__GOAL__
Below is a listing; print exactly its lines from the one containing "Output the Python" down to the one containing "plt.rcParams['font.family'] = ['Noto", both inclusive, with every picture left out.

[A block of data]
▼

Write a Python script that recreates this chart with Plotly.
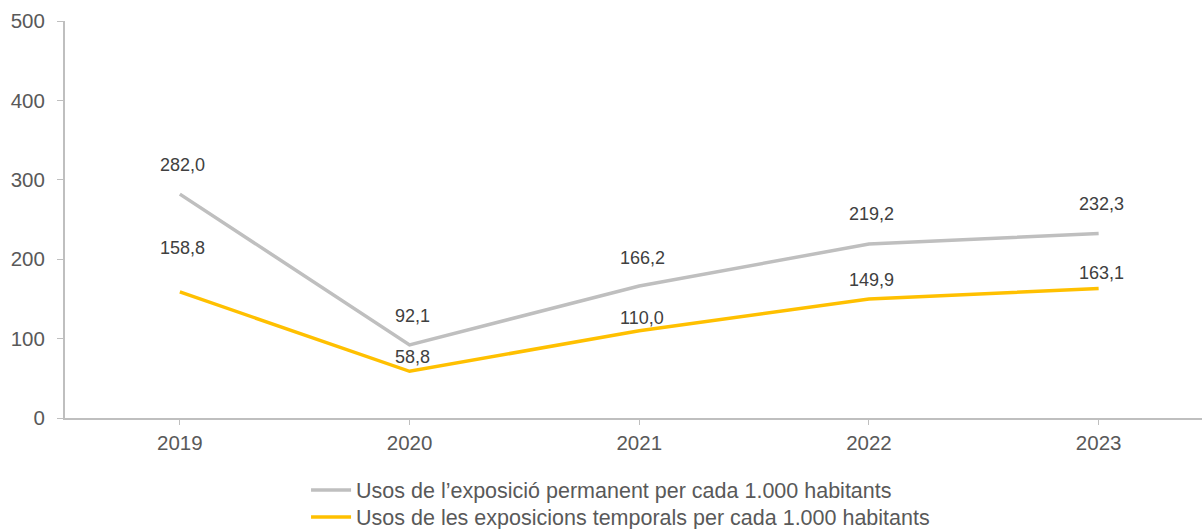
import plotly.graph_objects as go

years = ["2019", "2020", "2021", "2022", "2023"]
permanent = [282.0, 92.1, 166.2, 219.2, 232.3]
temporary = [158.8, 58.8, 110.0, 149.9, 163.1]
name_perm = "Usos de l\u2019exposició permanent per cada 1.000 habitants"
name_temp = "Usos de les exposicions temporals per cada 1.000 habitants"
y_ticks = [0, 100, 200, 300, 400, 500]

# label vertical offsets (px), style only
shift_perm = [29, 29, 28, 30, 30]
shift_temp = [44, 14, 13, 19, 16]

GRAY = "#BFBFBF"
YELLOW = "#FFC000"
FONT = "Liberation Sans, Arial, sans-serif"
TXT = "#595959"

fig = go.Figure()
fig.add_trace(go.Scatter(x=years, y=permanent, mode="lines", name=name_perm,
                         line=dict(color=GRAY, width=3.5), legend="legend"))
fig.add_trace(go.Scatter(x=years, y=temporary, mode="lines", name=name_temp,
                         line=dict(color=YELLOW, width=3.5), legend="legend2"))

def fmt(v):
    return f"{v:.1f}".replace(".", ",")

for vals, shifts in ((permanent, shift_perm), (temporary, shift_temp)):
    for i, (v, s) in enumerate(zip(vals, shifts)):
        fig.add_annotation(x=i, y=v, xref="x", yref="y", text=fmt(v), showarrow=False,
                           yshift=s, xshift=3,
                           font=dict(family=FONT, size=18, color="#404040"))

leg_common = dict(orientation="v", x=0.212, xref="paper", xanchor="left",
                  yref="container", yanchor="middle",
                  font=dict(family=FONT, size=21.5, color=TXT), itemwidth=40,
                  bgcolor="rgba(0,0,0,0)")
fig.update_layout(
    width=1202, height=529,
    margin=dict(l=65, r=0, t=21, b=111),
    paper_bgcolor="white", plot_bgcolor="white",
    font=dict(family=FONT, size=20, color=TXT),
    showlegend=True,
    legend=dict(y=0.0737, **leg_common),
    legend2=dict(y=0.0227, **leg_common),
)
fig.update_xaxes(type="category", range=[-0.5, 4.45], showline=True, linecolor=GRAY,
                 linewidth=2, ticks="outside", ticklen=5, tickcolor=GRAY, tickwidth=1,
                 showgrid=False, zeroline=False, tickfont=dict(size=20.5, color=TXT))
fig.update_yaxes(range=[0, 500], tickvals=y_ticks, showline=True, linecolor=GRAY,
                 linewidth=2, ticks="outside", ticklen=6, tickcolor=GRAY, tickwidth=1,
                 showgrid=False, zeroline=False, ticklabelstandoff=8,
                 tickfont=dict(size=20.5, color=TXT))

fig.write_html("out.html", config={"displayModeBar": False},
               post_script="document.body.style.margin='0';document.body.style.overflow='hidden';")
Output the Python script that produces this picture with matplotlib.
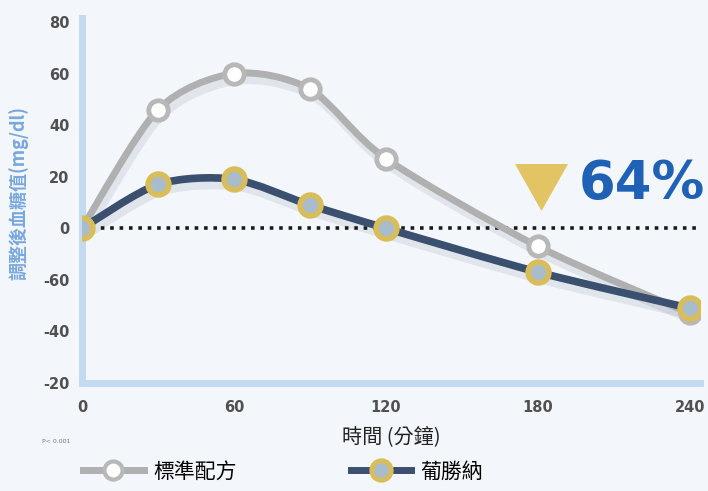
import matplotlib
matplotlib.use("Agg")
import matplotlib.pyplot as plt
from matplotlib.path import Path
from matplotlib.patches import PathPatch, Polygon
from matplotlib.lines import Line2D
from matplotlib.transforms import offset_copy, IdentityTransform
import numpy as np

plt.rcParams['font.family'] = ['Noto Sans CJK TC', 'DejaVu Sans']

# minutes after intake
minutes = [0, 30, 60, 90, 120, 180, 240]
standard = [0, 46, 60, 54, 27, -7, -33]     # 標準配方
glucerna = [0, 17, 19, 9, 0, -17, -31]      # 葡勝納

yticks = [80, 60, 40, 20, 0, -20, -40, -60]
ytick_labels = ['80', '60', '40', '20', '0', '-60', '-40', '-20']
xticks = [0, 60, 120, 180, 240]

bg = '#f3f7fb'
gray_line = '#b0b0b0'
navy_line = '#3b4f6e'
gold = '#d8bd5a'
axis_blue = '#c3dbf1'


def smooth_path(xs, ys, tension=0.42):
    # Catmull-Rom style curve through the points, as cubic Bezier segments
    pts = np.column_stack([xs, ys]).astype(float)
    verts = [pts[0]]
    codes = [Path.MOVETO]
    n = len(pts)
    k = tension / 3.0
    for i in range(n - 1):
        p0 = pts[i - 1] if i > 0 else pts[i]
        p1, p2 = pts[i], pts[i + 1]
        p3 = pts[i + 2] if i + 2 < n else pts[i + 1]
        c1 = p1 + (p2 - p0) * k
        c2 = p2 - (p3 - p1) * k
        verts += [c1, c2, p2]
        codes += [Path.CURVE4] * 3
    return Path(verts, codes)


fig = plt.figure(figsize=(7.08, 4.91), dpi=100, facecolor=bg)
ax = fig.add_axes([0.1158, 0.22, 0.8729, 0.743])
ax.set_facecolor(bg)
ax.set_xlim(0, 244)
ax.set_ylim(-60, 81.5)

for s in ['top', 'right']:
    ax.spines[s].set_visible(False)
for s in ['left', 'bottom']:
    ax.spines[s].set_color(axis_blue)
    ax.spines[s].set_linewidth(5)

ax.set_xticks(xticks)
ax.set_xticklabels([str(t) for t in xticks], fontsize=10.5, fontweight='bold',
                   color='#505050', family='DejaVu Sans')
ax.set_yticks(yticks)
ax.set_yticklabels(ytick_labels, fontsize=10.5, fontweight='bold',
                   color='#505050', family='DejaVu Sans')
ax.tick_params(length=0, pad=9)
ax.tick_params(axis='x', pad=12)

# zero reference
ax.axhline(0, color='#1a1a1a', lw=2.6, ls=(0, (1, 1.6)), zorder=2)

# soft shadows under both curves
shadow_tr = offset_copy(ax.transData, fig=fig, x=2, y=-5, units='points')
for ys, lw in [(standard, 6), (glucerna, 6.5)]:
    ax.add_patch(PathPatch(smooth_path(minutes, ys), fill=False, ec='#2b3a55',
                           lw=lw, alpha=0.09, transform=shadow_tr, zorder=2.5))

ax.add_patch(PathPatch(smooth_path(minutes, standard), fill=False, ec=gray_line,
                       lw=5, zorder=3, capstyle='round'))
ax.add_patch(PathPatch(smooth_path(minutes, glucerna), fill=False, ec=navy_line,
                       lw=5.5, zorder=4, capstyle='round'))

ax.plot(minutes, standard, ls='none', marker='o', ms=14, mfc='white',
        mec='#b8b8b8', mew=3.5, zorder=5)
ax.plot(minutes, glucerna, ls='none', marker='o', ms=15, mfc='#a9bccb',
        mec=gold, mew=4, zorder=6)

ax.set_xlabel('時間 (分鐘)', fontsize=14.5, color='#222222', labelpad=8)
fig.text(0.026, 0.607, '調整後血糖值(mg/dl)', rotation=90, fontsize=13,
         fontweight='bold', color='#7aa8dc', ha='center', va='center')
fig.text(0.059, 0.101, 'P< 0.001', fontsize=4.5, color='#777777',
         ha='left', va='center', family='DejaVu Sans')

# 64% reduction callout
tri = Polygon([[515, 491 - 164], [568, 491 - 164], [541.5, 491 - 211]],
              closed=True, fc='#e2c464', ec='none', zorder=7)
tri.set_transform(IdentityTransform())
fig.patches.append(tri)
fig.text(0.818, 0.625, '64%', fontsize=38, fontweight='bold', color='#1f62b5',
         ha='left', va='center', family='DejaVu Sans')

# legend
h_std = Line2D([], [], color=gray_line, lw=5, marker='o', ms=13, mfc='white',
               mec='#b8b8b8', mew=3)
h_glu = Line2D([], [], color=navy_line, lw=5, marker='o', ms=14, mfc='#a9bccb',
               mec=gold, mew=3.5)
fig.legend([h_std], ['標準配方'], loc='center left',
           bbox_to_anchor=(0.091, 0.04), frameon=False, fontsize=15,
           handlelength=2.9, handletextpad=0.45)
fig.legend([h_glu], ['葡勝納'], loc='center left',
           bbox_to_anchor=(0.469, 0.04), frameon=False, fontsize=15,
           handlelength=2.9, handletextpad=0.45)

fig.savefig('out.png', dpi=100, facecolor=bg)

▲

__SOLUTION TO THIS TASK__
Output the Python script that produces this picture with matplotlib.
import matplotlib
matplotlib.use("Agg")
import matplotlib.pyplot as plt
from matplotlib.path import Path
from matplotlib.patches import PathPatch, Polygon
from matplotlib.lines import Line2D
from matplotlib.transforms import offset_copy, IdentityTransform
import numpy as np

plt.rcParams['font.family'] = ['Noto Sans CJK TC', 'DejaVu Sans']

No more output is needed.